Einstellung der Österreicher zur EU

Soll es mehr oder weniger EU geben? Sollen die Nationalstaaten mehr Kompetenzen erhalten? Soll Brüssel härtere Strafen verhängen dürfen, wenn sich Mitgliedsstaaten nicht an EU-Regeln halten?

Als einzige der Parlamentsparteien hat die FPÖ ihren Spitzenkandidaten noch nicht offiziell gekürt, so weit sein soll es am 25. Februar. Als ausgemacht gilt allerdings, dass Generalsekretär Harald Vilimsky eine weitere Periode in Brüssel bleibt. Bei den Grünen bewirbt sich Bundessprecher Werner Kogler auch als Spitzenkandidat bei der Europawahl.

Grafik zu Spitzenkandidaten für die EU-Wahl
Grafik: APA/ORF.at; Quelle: APA, Fotos: APA/AFP

Der langjährige Grün-Politiker Johannes Voggenhuber tritt als Spitzenkandidat für Jetzt bei der EU-Wahl an – für die Grünen, die 2014 noch mehr als 14 Prozent hatten, könnte das zum Problem werden. NEOS stellte die 30-jährige Nationalratsabgeordnete Claudia Gamon auf.

Brexit lässt noch Fragen offen

Spannung verspricht jedenfalls die Brexit-Frage. Denn wird der Austritt Großbritanniens, geplant für den 29. März, noch verschoben, könnte Großbritannien noch mitwählen. Nach einer aktuellen APA-Prognose für die EU-27 liegt die EVP mit 182 zu 132 Mandaten praktisch uneinholbar vor den Sozialdemokraten im EU-Parlament. Findet die Europawahl auch in Großbritannien statt, wäre die EVP aber nur noch mit 178 zu 156 Mandaten vorn.

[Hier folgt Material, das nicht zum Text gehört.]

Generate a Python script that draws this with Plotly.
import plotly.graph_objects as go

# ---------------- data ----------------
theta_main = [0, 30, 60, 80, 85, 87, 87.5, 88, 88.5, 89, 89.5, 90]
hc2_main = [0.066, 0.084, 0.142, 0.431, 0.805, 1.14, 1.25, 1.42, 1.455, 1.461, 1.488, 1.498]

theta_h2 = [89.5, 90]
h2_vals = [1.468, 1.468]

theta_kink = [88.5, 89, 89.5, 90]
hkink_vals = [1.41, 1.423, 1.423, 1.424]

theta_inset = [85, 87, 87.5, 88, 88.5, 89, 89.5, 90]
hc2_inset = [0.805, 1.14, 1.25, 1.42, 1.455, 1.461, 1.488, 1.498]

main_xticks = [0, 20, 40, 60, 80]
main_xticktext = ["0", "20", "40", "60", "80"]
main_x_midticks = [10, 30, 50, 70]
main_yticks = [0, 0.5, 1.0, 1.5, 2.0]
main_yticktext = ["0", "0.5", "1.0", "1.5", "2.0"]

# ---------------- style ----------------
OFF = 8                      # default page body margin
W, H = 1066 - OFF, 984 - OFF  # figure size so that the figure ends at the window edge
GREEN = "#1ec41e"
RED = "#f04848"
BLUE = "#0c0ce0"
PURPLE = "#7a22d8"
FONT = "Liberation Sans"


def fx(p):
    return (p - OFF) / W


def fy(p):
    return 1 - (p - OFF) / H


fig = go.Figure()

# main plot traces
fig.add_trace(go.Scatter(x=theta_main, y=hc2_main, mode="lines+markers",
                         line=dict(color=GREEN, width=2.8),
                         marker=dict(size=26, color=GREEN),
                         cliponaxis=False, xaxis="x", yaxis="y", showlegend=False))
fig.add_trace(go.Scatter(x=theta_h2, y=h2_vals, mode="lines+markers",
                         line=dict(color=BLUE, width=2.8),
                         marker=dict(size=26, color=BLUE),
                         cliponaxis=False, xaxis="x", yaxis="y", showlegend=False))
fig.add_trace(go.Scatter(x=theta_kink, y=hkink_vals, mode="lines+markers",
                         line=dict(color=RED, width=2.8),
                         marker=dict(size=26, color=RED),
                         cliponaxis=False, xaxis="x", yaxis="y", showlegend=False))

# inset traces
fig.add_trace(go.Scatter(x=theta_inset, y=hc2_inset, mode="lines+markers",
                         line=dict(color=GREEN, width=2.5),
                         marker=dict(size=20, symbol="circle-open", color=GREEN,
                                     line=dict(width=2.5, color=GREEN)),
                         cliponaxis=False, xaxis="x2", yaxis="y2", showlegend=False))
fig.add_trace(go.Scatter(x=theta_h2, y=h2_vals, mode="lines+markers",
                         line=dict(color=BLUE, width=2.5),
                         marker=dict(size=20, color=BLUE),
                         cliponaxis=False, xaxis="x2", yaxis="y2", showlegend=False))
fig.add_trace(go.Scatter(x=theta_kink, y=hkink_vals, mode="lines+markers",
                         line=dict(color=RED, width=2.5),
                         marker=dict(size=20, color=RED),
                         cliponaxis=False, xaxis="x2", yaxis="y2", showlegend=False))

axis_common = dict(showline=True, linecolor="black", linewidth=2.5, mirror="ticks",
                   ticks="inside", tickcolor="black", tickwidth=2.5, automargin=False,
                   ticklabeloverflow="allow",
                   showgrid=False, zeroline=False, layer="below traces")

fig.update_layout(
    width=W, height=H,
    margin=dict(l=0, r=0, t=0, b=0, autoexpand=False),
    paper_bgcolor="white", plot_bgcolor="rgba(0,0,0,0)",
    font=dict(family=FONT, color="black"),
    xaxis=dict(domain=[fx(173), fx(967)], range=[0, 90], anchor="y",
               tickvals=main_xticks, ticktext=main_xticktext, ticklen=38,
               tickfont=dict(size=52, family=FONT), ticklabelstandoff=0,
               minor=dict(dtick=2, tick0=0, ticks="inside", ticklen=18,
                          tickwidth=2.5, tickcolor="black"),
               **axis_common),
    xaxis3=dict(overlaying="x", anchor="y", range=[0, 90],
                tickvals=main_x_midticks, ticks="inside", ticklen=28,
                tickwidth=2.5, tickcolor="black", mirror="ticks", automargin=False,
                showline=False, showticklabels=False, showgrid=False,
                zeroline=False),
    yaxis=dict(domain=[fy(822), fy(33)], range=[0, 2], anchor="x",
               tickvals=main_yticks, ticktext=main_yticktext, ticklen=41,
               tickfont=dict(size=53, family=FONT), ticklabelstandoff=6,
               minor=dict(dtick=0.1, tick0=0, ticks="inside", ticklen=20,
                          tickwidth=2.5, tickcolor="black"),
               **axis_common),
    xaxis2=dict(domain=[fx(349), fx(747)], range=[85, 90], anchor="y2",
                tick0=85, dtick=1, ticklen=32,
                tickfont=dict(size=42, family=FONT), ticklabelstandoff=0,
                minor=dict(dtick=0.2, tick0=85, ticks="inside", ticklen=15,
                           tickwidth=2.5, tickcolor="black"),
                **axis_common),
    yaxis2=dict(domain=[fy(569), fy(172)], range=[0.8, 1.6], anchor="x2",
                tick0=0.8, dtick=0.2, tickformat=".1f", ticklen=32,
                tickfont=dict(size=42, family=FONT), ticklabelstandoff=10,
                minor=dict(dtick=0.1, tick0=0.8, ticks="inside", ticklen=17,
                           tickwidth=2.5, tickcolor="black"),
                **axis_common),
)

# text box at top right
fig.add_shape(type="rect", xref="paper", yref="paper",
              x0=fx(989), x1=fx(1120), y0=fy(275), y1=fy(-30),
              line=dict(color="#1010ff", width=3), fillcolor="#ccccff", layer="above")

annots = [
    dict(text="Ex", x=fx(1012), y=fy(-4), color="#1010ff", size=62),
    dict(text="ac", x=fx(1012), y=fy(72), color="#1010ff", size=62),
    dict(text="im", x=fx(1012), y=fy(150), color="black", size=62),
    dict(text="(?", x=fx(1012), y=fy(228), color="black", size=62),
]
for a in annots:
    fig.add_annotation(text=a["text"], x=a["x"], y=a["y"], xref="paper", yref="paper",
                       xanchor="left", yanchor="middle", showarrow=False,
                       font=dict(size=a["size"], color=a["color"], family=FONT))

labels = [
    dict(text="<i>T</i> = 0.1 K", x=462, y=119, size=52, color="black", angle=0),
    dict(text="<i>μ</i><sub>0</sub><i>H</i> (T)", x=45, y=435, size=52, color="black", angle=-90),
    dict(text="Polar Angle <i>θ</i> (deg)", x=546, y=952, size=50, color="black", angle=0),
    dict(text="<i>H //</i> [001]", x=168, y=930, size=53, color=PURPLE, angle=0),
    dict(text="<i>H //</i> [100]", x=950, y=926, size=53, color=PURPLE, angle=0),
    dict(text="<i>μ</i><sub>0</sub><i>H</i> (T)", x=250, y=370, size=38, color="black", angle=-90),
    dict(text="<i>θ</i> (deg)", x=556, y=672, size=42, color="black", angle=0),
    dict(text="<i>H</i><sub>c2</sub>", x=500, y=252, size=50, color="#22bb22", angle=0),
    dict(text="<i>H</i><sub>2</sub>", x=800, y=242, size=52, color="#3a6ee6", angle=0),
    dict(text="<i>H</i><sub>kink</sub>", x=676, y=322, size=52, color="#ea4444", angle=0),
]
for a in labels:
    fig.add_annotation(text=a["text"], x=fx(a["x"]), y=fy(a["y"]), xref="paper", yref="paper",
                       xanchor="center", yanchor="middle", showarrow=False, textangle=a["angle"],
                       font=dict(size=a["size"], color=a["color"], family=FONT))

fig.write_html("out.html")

Der Grund: Die EVP würde nämlich bei der Verteilung der 73 britischen EU-Mandate leer ausgehen, weil die Konservativen von Premierministerin Theresa May der europaskeptischen Fraktion ECR angehören. Dagegen würde die Labour Party den Sozialdemokraten 28 zusätzliche Mandate bescheren, gleich viel wie die deutschen und spanischen Sozialdemokraten gemeinsam auf die politische Waagschale bringen.